All of which begs the question, how will Premiership coaches combat this approach?
I like his point that the system depends on players being able to break the press; Bissouma and Madison are great at it, while Kulu-shaker is not bad although maddeningly he does not seem to have the pace to take advantage of the two steps he gains through beating his marker.
In all of the analysis I have seen of Ange, which admittedly is not much, I have not seen as much emphasis on his nationality as I would expect. The Aussies have a "back yourself" mentality. What's the phrase I am looking for, here? "To dare is to do", so to speak. If Spurs can adopt that mentality throughout the club then that will be a good thing, even if it means running out Jonny Bairstow occasionally.
The other thing I got from that YouTube analysis was how out-of-date my football terminology is.
I am sure in my day (the era of Soccer Stars, a pivot was a centre-back.

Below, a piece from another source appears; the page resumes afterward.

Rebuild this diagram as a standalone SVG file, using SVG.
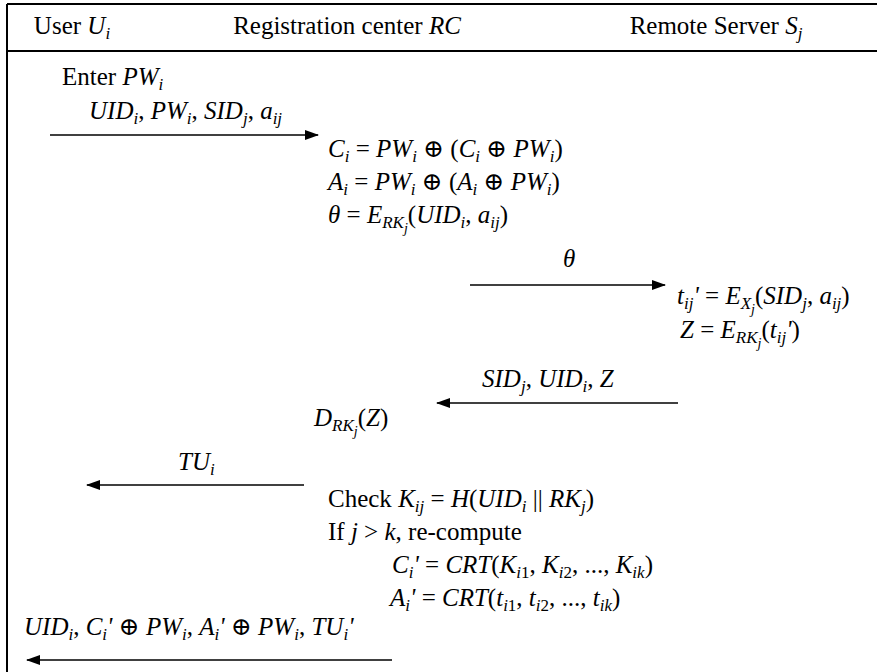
<svg xmlns="http://www.w3.org/2000/svg" width="877" height="672" viewBox="0 0 877 672">
  <style>
    text { font-family: "Liberation Serif", "Times New Roman", "DejaVu Serif", serif; font-size: 25px; fill: #000; }
    .i { font-style: italic; }
    .s { font-size: 17px; baseline-shift: -5px; }
    .ss { font-size: 14px; baseline-shift: -5px; }
    .op { font-family: "DejaVu Serif", serif; font-size: 25px; }
    .hd { text-anchor: middle; }
    .frame { stroke: #000; stroke-width: 2; fill: none; }
    .msg { stroke: #000; stroke-width: 1.5; fill: none; marker-end: url(#head); }
  </style>
  <defs>
    <marker id="head" viewBox="0 0 14 10" refX="13" refY="5" markerWidth="14" markerHeight="10" markerUnits="userSpaceOnUse" orient="auto">
      <path d="M0,0 L14,5 L0,10 Z" fill="#000"/>
    </marker>
  </defs>

  <!-- table frame: top rule, header rule, left rule -->
  <g id="frame">
    <path class="frame" d="M7,4 H877 M7,51 H877 M7,4 V672"/>
  </g>

  <!-- column headings -->
  <g id="header">
    <text class="hd" x="72" y="34">User <tspan class="i">U</tspan><tspan class="s i">i</tspan></text>
    <text class="hd" x="347" y="34">Registration center <tspan class="i">RC</tspan></text>
    <text class="hd" x="716" y="34">Remote Server <tspan class="i">S</tspan><tspan class="s i">j</tspan></text>
  </g>

  <!-- user side -->
  <g id="user">
    <text x="62" y="85">Enter <tspan class="i">PW</tspan><tspan class="s i">i</tspan></text>
  </g>

  <!-- registration center computations -->
  <g id="rc">
    <text x="328" y="157"><tspan class="i">C</tspan><tspan class="s i">i</tspan> = <tspan class="i">PW</tspan><tspan class="s i">i</tspan> <tspan class="op">⊕</tspan> (<tspan class="i">C</tspan><tspan class="s i">i</tspan> <tspan class="op">⊕</tspan> <tspan class="i">PW</tspan><tspan class="s i">i</tspan>)</text>
    <text x="328" y="190"><tspan class="i">A</tspan><tspan class="s i">i</tspan> = <tspan class="i">PW</tspan><tspan class="s i">i</tspan> <tspan class="op">⊕</tspan> (<tspan class="i">A</tspan><tspan class="s i">i</tspan> <tspan class="op">⊕</tspan> <tspan class="i">PW</tspan><tspan class="s i">i</tspan>)</text>
    <text x="328" y="223"><tspan class="i">θ</tspan> = <tspan class="i">E</tspan><tspan class="s i">RK<tspan class="ss">j</tspan></tspan>(<tspan class="i">UID</tspan><tspan class="s i">i</tspan>, <tspan class="i">a</tspan><tspan class="s i">ij</tspan>)</text>
    <text x="314" y="426"><tspan class="i">D</tspan><tspan class="s i">RK<tspan class="ss">j</tspan></tspan>(<tspan class="i">Z</tspan>)</text>
    <text x="328" y="507">Check <tspan class="i">K</tspan><tspan class="s i">ij</tspan> = <tspan class="i">H</tspan>(<tspan class="i">UID</tspan><tspan class="s i">i</tspan> || <tspan class="i">RK</tspan><tspan class="s i">j</tspan>)</text>
    <text x="328" y="540">If <tspan class="i">j</tspan> &gt; <tspan class="i">k</tspan>, re-compute</text>
    <text x="392" y="573"><tspan class="i">C</tspan><tspan class="s i">i</tspan><tspan class="i">'</tspan> = <tspan class="i">CRT</tspan>(<tspan class="i">K</tspan><tspan class="s"><tspan class="i">i</tspan>1</tspan>, <tspan class="i">K</tspan><tspan class="s"><tspan class="i">i</tspan>2</tspan>, ..., <tspan class="i">K</tspan><tspan class="s i">ik</tspan>)</text>
    <text x="390" y="606"><tspan class="i">A</tspan><tspan class="s i">i</tspan><tspan class="i">'</tspan> = <tspan class="i">CRT</tspan>(<tspan class="i">t</tspan><tspan class="s"><tspan class="i">i</tspan>1</tspan>, <tspan class="i">t</tspan><tspan class="s"><tspan class="i">i</tspan>2</tspan>, ..., <tspan class="i">t</tspan><tspan class="s i">ik</tspan>)</text>
  </g>

  <!-- remote server computations -->
  <g id="server">
    <text x="677" y="304"><tspan class="i">t</tspan><tspan class="s i">ij</tspan><tspan class="i">'</tspan> = <tspan class="i">E</tspan><tspan class="s i">X<tspan class="ss">j</tspan></tspan>(<tspan class="i">SID</tspan><tspan class="s i">j</tspan>, <tspan class="i">a</tspan><tspan class="s i">ij</tspan>)</text>
    <text x="680" y="338"><tspan class="i">Z</tspan> = <tspan class="i">E</tspan><tspan class="s i">RK<tspan class="ss">j</tspan></tspan>(<tspan class="i">t</tspan><tspan class="s i">ij</tspan><tspan class="i">'</tspan>)</text>
  </g>

  <!-- messages -->
  <g id="connectors">
    <line class="msg" x1="50" y1="135" x2="318" y2="135"/>
    <line class="msg" x1="470" y1="285" x2="665" y2="285"/>
    <line class="msg" x1="678" y1="403" x2="437" y2="403"/>
    <line class="msg" x1="304" y1="485" x2="87" y2="485"/>
    <line class="msg" x1="392" y1="660" x2="27" y2="660"/>
    <text x="89" y="119"><tspan class="i">UID</tspan><tspan class="s i">i</tspan>, <tspan class="i">PW</tspan><tspan class="s i">i</tspan>, <tspan class="i">SID</tspan><tspan class="s i">j</tspan>, <tspan class="i">a</tspan><tspan class="s i">ij</tspan></text>
    <text x="563" y="267" class="i">θ</text>
    <text x="482" y="387"><tspan class="i">SID</tspan><tspan class="s i">j</tspan>, <tspan class="i">UID</tspan><tspan class="s i">i</tspan>, <tspan class="i">Z</tspan></text>
    <text x="178" y="470"><tspan class="i">TU</tspan><tspan class="s i">i</tspan></text>
    <text x="24" y="635"><tspan class="i">UID</tspan><tspan class="s i">i</tspan>, <tspan class="i">C</tspan><tspan class="s i">i</tspan><tspan class="i">'</tspan> <tspan class="op">⊕</tspan> <tspan class="i">PW</tspan><tspan class="s i">i</tspan>, <tspan class="i">A</tspan><tspan class="s i">i</tspan><tspan class="i">'</tspan> <tspan class="op">⊕</tspan> <tspan class="i">PW</tspan><tspan class="s i">i</tspan>, <tspan class="i">TU</tspan><tspan class="s i">i</tspan><tspan class="i">'</tspan></text>
  </g>
</svg>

A "four" was the defensive midfielder - Billy Bremner, Nobby Stiles, Alan Mullery. The "six" was the more mobile of the two centre-backs - Bobby Moore, Chopper, Bites Your Legs, Kevin Beattie.
The creative midfielder was the 10 - John White, El Veg, Ghod - while the 8 was the inside forward (ask your grandfather).
While I am moaning/commenting intelligently on terminology, if "inverted wingers" are wingers who play on the "wrong" side (left-footers on the right) then whatever Ange's full-backs are, they ain't inverted; tucked-in, maybe.